Exclude images, then output the remaining data verbatim.

_Recorded information_:
* begin *

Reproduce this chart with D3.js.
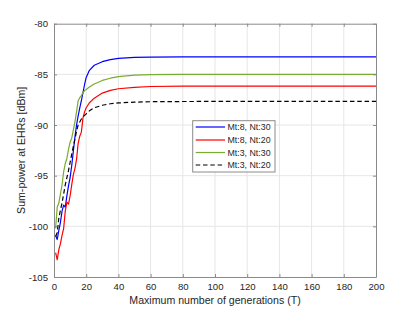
<!DOCTYPE html>
<html>
<head>
<meta charset="utf-8">
<script src="https://cdn.jsdelivr.net/npm/d3@7"></script>
<style>
html,body{margin:0;padding:0;background:#fff;}
svg{display:block;font-family:"Liberation Sans",Arial,Helvetica,sans-serif;}
</style>
</head>
<body>
<svg id="chart" width="415" height="312"></svg>
<script>
// ---- data ----
const generations = [1,2,3,4,5,6,7,8,9,10,11,12,13,14,15,16,17,18,19,20,22,25,30,35,40,50,60,80,100,150,200];
const mt8nt30 = [-100.9,-101.3,-100.4,-99.6,-98.5,-97.9,-98.1,-97.0,-96.0,-95.2,-94.0,-92.6,-91.2,-90.0,-89.1,-88.3,-87.6,-86.8,-86.0,-85.3,-84.6,-84.1,-83.75,-83.55,-83.42,-83.33,-83.3,-83.28,-83.28,-83.28,-83.28];
const mt8nt20 = [-102.6,-103.3,-102.3,-101.7,-100.9,-100.2,-98.5,-97.6,-97.8,-97.0,-95.9,-94.9,-94.3,-93.4,-91.8,-91.1,-90.7,-89.3,-88.7,-88.3,-87.8,-87.35,-86.85,-86.58,-86.42,-86.28,-86.2,-86.17,-86.16,-86.16,-86.16];
const mt3nt30 = [-100.2,-98.1,-97.7,-96.8,-95.9,-94.6,-93.8,-93.3,-92.4,-91.7,-91.3,-90.5,-89.7,-88.7,-87.6,-87.3,-87.1,-86.8,-86.6,-86.5,-86.25,-85.95,-85.6,-85.38,-85.22,-85.08,-85.03,-85.0,-85.0,-85.0,-85.0];
const mt3nt20 = [-101.0,-100.6,-99.2,-98.4,-97.7,-96.8,-95.9,-95.2,-94.5,-93.7,-92.9,-92.1,-91.4,-90.6,-90.0,-89.7,-89.4,-89.2,-89.05,-88.9,-88.6,-88.3,-88.05,-87.9,-87.82,-87.74,-87.7,-87.68,-87.67,-87.67,-87.67];
const seriesNames = ["Mt:8, Nt:30","Mt:8, Nt:20","Mt:3, Nt:30","Mt:3, Nt:20"];
const xTicks = [0,20,40,60,80,100,120,140,160,180,200];
const yTicks = [-105,-100,-95,-90,-85,-80];
const xLabel = "Maximum number of generations (T)";
const yLabel = "Sum-power at EHRs [dBm]";

// ---- layout ----
const L = 54, R = 376, T = 23.7, B = 277;
const svg = d3.select("#chart");
const x = d3.scaleLinear().domain([0,200]).range([L,R]);
const y = d3.scaleLinear().domain([-105,-80]).range([B,T]);

const axisColor = "#8a8a8a";
const textColor = "#262626";

// grid
svg.append("g").selectAll("line").data(xTicks.slice(1,-1)).join("line")
  .attr("x1",d=>x(d)).attr("x2",d=>x(d)).attr("y1",T).attr("y2",B)
  .attr("stroke","#e6e6e6").attr("stroke-width",1);
svg.append("g").selectAll("line").data(yTicks.slice(1,-1)).join("line")
  .attr("y1",d=>y(d)).attr("y2",d=>y(d)).attr("x1",L).attr("x2",R)
  .attr("stroke","#e6e6e6").attr("stroke-width",1);

// series
const seriesData = [mt8nt30, mt8nt20, mt3nt30, mt3nt20];
const colors = ["#0000ff","#ff0000","#77ac30","#000000"];
const dashes = [null,null,null,"4.5,2.8"];
const widths = [1.2,1.2,1.2,1.2];
svg.append("defs").append("clipPath").attr("id","clip")
  .append("rect").attr("x",L).attr("y",T).attr("width",R-L).attr("height",B-T);
const line = d3.line().x((d,i)=>x(generations[i])).y(d=>y(d));
const g = svg.append("g").attr("clip-path","url(#clip)");
seriesData.forEach((s,k)=>{
  g.append("path").datum(s).attr("d",line).attr("fill","none")
   .attr("stroke",colors[k]).attr("stroke-width",widths[k])
   .attr("stroke-linejoin","round")
   .attr("stroke-dasharray",dashes[k]);
});

// axes (box with inside ticks)
const fmt = d => String(d);
const xAxisB = d3.axisBottom(x).tickValues(xTicks).tickFormat(fmt).tickSizeInner(-3).tickSizeOuter(0).tickPadding(6);
const yAxisL = d3.axisLeft(y).tickValues(yTicks).tickFormat(fmt).tickSizeInner(-3).tickSizeOuter(0).tickPadding(6);
const xAxisT = d3.axisTop(x).tickValues(xTicks).tickSizeInner(-3).tickSizeOuter(0).tickFormat("");
const yAxisR = d3.axisRight(y).tickValues(yTicks).tickSizeInner(-3).tickSizeOuter(0).tickFormat("");

function style(sel){
  sel.select(".domain").attr("stroke",axisColor).attr("stroke-width",1);
  sel.selectAll(".tick line").attr("stroke",axisColor);
  sel.selectAll("text").attr("fill",textColor).style("font-size","9.6px")
    .style("font-family",'"Liberation Sans",Arial,sans-serif');
}
svg.append("g").attr("transform",`translate(0,${B})`).call(xAxisB).call(style);
svg.append("g").attr("transform",`translate(${L},0)`).call(yAxisL).call(style);
svg.append("g").attr("transform",`translate(0,${T})`).call(xAxisT).call(style);
svg.append("g").attr("transform",`translate(${R},0)`).call(yAxisR).call(style);

// axis labels
svg.append("text").attr("x",(L+R)/2).attr("y",303.5).attr("text-anchor","middle")
  .attr("fill",textColor).style("font-size","10.6px").text(xLabel);
svg.append("text").attr("transform",`translate(25,${(T+B)/2}) rotate(-90)`)
  .attr("text-anchor","middle").attr("fill",textColor).style("font-size","10.6px").text(yLabel);

// legend
const lg = svg.append("g");
lg.append("rect").attr("x",192.7).attr("y",120.7).attr("width",82.3).attr("height",51.3)
  .attr("fill","#fff").attr("stroke",axisColor).attr("stroke-width",1);
const rowY = [127,140,152.5,165];
seriesNames.forEach((n,k)=>{
  lg.append("line").attr("x1",195.7).attr("x2",225).attr("y1",rowY[k]).attr("y2",rowY[k])
    .attr("stroke",colors[k]).attr("stroke-width",widths[k]).attr("stroke-dasharray",dashes[k]);
  lg.append("text").attr("x",227.5).attr("y",rowY[k]).attr("dy","0.35em")
    .attr("fill",textColor).style("font-size","8.8px").text(n);
});
</script>
</body>
</html>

* end *

_Answer to the problem_:
Reproduce this chart with D3.js.
<!DOCTYPE html>
<html>
<head>
<meta charset="utf-8">
<script src="https://cdn.jsdelivr.net/npm/d3@7"></script>
<style>
html,body{margin:0;padding:0;background:#fff;}
svg{display:block;font-family:"Liberation Sans",Arial,Helvetica,sans-serif;}
</style>
</head>
<body>
<svg id="chart" width="415" height="312"></svg>
<script>
// ---- data ----
const generations = [1,2,3,4,5,6,7,8,9,10,11,12,13,14,15,16,17,18,19,20,22,25,30,35,40,50,60,80,100,150,200];
const mt8nt30 = [-100.9,-101.3,-100.4,-99.6,-98.5,-97.9,-98.1,-97.0,-96.0,-95.2,-94.0,-92.6,-91.2,-90.0,-89.1,-88.3,-87.6,-86.8,-86.0,-85.3,-84.6,-84.1,-83.75,-83.55,-83.42,-83.33,-83.3,-83.28,-83.28,-83.28,-83.28];
const mt8nt20 = [-102.6,-103.3,-102.3,-101.7,-100.9,-100.2,-98.5,-97.6,-97.8,-97.0,-95.9,-94.9,-94.3,-93.4,-91.8,-91.1,-90.7,-89.3,-88.7,-88.3,-87.8,-87.35,-86.85,-86.58,-86.42,-86.28,-86.2,-86.17,-86.16,-86.16,-86.16];
const mt3nt30 = [-100.2,-98.1,-97.7,-96.8,-95.9,-94.6,-93.8,-93.3,-92.4,-91.7,-91.3,-90.5,-89.7,-88.7,-87.6,-87.3,-87.1,-86.8,-86.6,-86.5,-86.25,-85.95,-85.6,-85.38,-85.22,-85.08,-85.03,-85.0,-85.0,-85.0,-85.0];
const mt3nt20 = [-101.0,-100.6,-99.2,-98.4,-97.7,-96.8,-95.9,-95.2,-94.5,-93.7,-92.9,-92.1,-91.4,-90.6,-90.0,-89.7,-89.4,-89.2,-89.05,-88.9,-88.6,-88.3,-88.05,-87.9,-87.82,-87.74,-87.7,-87.68,-87.67,-87.67,-87.67];
const seriesNames = ["Mt:8, Nt:30","Mt:8, Nt:20","Mt:3, Nt:30","Mt:3, Nt:20"];
const xTicks = [0,20,40,60,80,100,120,140,160,180,200];
const yTicks = [-105,-100,-95,-90,-85,-80];
const xLabel = "Maximum number of generations (T)";
const yLabel = "Sum-power at EHRs [dBm]";

// ---- layout ----
const L = 54, R = 376, T = 23.7, B = 277;
const svg = d3.select("#chart");
const x = d3.scaleLinear().domain([0,200]).range([L,R]);
const y = d3.scaleLinear().domain([-105,-80]).range([B,T]);

const axisColor = "#8a8a8a";
const textColor = "#262626";

// grid
svg.append("g").selectAll("line").data(xTicks.slice(1,-1)).join("line")
  .attr("x1",d=>x(d)).attr("x2",d=>x(d)).attr("y1",T).attr("y2",B)
  .attr("stroke","#e6e6e6").attr("stroke-width",1);
svg.append("g").selectAll("line").data(yTicks.slice(1,-1)).join("line")
  .attr("y1",d=>y(d)).attr("y2",d=>y(d)).attr("x1",L).attr("x2",R)
  .attr("stroke","#e6e6e6").attr("stroke-width",1);

// series
const seriesData = [mt8nt30, mt8nt20, mt3nt30, mt3nt20];
const colors = ["#0000ff","#ff0000","#77ac30","#000000"];
const dashes = [null,null,null,"4.5,2.8"];
const widths = [1.2,1.2,1.2,1.2];
svg.append("defs").append("clipPath").attr("id","clip")
  .append("rect").attr("x",L).attr("y",T).attr("width",R-L).attr("height",B-T);
const line = d3.line().x((d,i)=>x(generations[i])).y(d=>y(d));
const g = svg.append("g").attr("clip-path","url(#clip)");
seriesData.forEach((s,k)=>{
  g.append("path").datum(s).attr("d",line).attr("fill","none")
   .attr("stroke",colors[k]).attr("stroke-width",widths[k])
   .attr("stroke-linejoin","round")
   .attr("stroke-dasharray",dashes[k]);
});

// axes (box with inside ticks)
const fmt = d => String(d);
const xAxisB = d3.axisBottom(x).tickValues(xTicks).tickFormat(fmt).tickSizeInner(-3).tickSizeOuter(0).tickPadding(6);
const yAxisL = d3.axisLeft(y).tickValues(yTicks).tickFormat(fmt).tickSizeInner(-3).tickSizeOuter(0).tickPadding(6);
const xAxisT = d3.axisTop(x).tickValues(xTicks).tickSizeInner(-3).tickSizeOuter(0).tickFormat("");
const yAxisR = d3.axisRight(y).tickValues(yTicks).tickSizeInner(-3).tickSizeOuter(0).tickFormat("");

function style(sel){
  sel.select(".domain").attr("stroke",axisColor).attr("stroke-width",1);
  sel.selectAll(".tick line").attr("stroke",axisColor);
  sel.selectAll("text").attr("fill",textColor).style("font-size","9.6px")
    .style("font-family",'"Liberation Sans",Arial,sans-serif');
}
svg.append("g").attr("transform",`translate(0,${B})`).call(xAxisB).call(style);
svg.append("g").attr("transform",`translate(${L},0)`).call(yAxisL).call(style);
svg.append("g").attr("transform",`translate(0,${T})`).call(xAxisT).call(style);
svg.append("g").attr("transform",`translate(${R},0)`).call(yAxisR).call(style);

// axis labels
svg.append("text").attr("x",(L+R)/2).attr("y",303.5).attr("text-anchor","middle")
  .attr("fill",textColor).style("font-size","10.6px").text(xLabel);
svg.append("text").attr("transform",`translate(25,${(T+B)/2}) rotate(-90)`)
  .attr("text-anchor","middle").attr("fill",textColor).style("font-size","10.6px").text(yLabel);

// legend
const lg = svg.append("g");
lg.append("rect").attr("x",192.7).attr("y",120.7).attr("width",82.3).attr("height",51.3)
  .attr("fill","#fff").attr("stroke",axisColor).attr("stroke-width",1);
const rowY = [127,140,152.5,165];
seriesNames.forEach((n,k)=>{
  lg.append("line").attr("x1",195.7).attr("x2",225).attr("y1",rowY[k]).attr("y2",rowY[k])
    .attr("stroke",colors[k]).attr("stroke-width",widths[k]).attr("stroke-dasharray",dashes[k]);
  lg.append("text").attr("x",227.5).attr("y",rowY[k]).attr("dy","0.35em")
    .attr("fill",textColor).style("font-size","8.8px").text(n);
});
</script>
</body>
</html>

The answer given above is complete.